━━━ Supplied material

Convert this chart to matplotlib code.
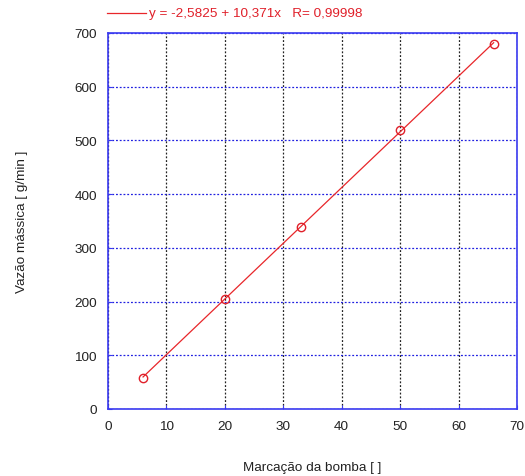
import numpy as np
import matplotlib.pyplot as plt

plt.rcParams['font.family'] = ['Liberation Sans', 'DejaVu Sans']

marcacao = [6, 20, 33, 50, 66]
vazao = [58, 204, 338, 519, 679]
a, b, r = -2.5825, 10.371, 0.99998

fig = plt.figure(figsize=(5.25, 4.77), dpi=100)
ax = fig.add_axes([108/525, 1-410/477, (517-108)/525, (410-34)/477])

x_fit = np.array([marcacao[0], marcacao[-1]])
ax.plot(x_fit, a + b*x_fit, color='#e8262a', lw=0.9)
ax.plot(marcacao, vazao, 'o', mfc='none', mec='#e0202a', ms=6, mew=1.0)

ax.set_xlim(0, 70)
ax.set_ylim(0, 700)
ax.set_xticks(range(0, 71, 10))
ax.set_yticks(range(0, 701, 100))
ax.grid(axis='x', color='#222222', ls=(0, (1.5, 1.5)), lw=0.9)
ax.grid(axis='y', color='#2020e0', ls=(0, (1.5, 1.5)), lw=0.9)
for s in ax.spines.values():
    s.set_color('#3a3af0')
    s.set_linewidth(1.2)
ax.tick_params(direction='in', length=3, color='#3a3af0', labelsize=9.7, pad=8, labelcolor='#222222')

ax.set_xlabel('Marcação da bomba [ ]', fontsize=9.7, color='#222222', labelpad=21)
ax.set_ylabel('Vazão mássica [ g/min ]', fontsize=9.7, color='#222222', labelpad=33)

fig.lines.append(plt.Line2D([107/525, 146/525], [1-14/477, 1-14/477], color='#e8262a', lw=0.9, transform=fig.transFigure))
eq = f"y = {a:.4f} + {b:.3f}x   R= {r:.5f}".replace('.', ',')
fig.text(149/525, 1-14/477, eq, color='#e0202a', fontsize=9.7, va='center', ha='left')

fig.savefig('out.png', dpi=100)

━━━━━━

Directions for this task:
Return only the lines running from the top of the data to the line that holds "plt.rcParams['font.family'] = ['Liberation". Include both of those lines, but skip the pictures.

Exercise solution:
Convert this chart to matplotlib code.
import numpy as np
import matplotlib.pyplot as plt

plt.rcParams['font.family'] = ['Liberation Sans', 'DejaVu Sans']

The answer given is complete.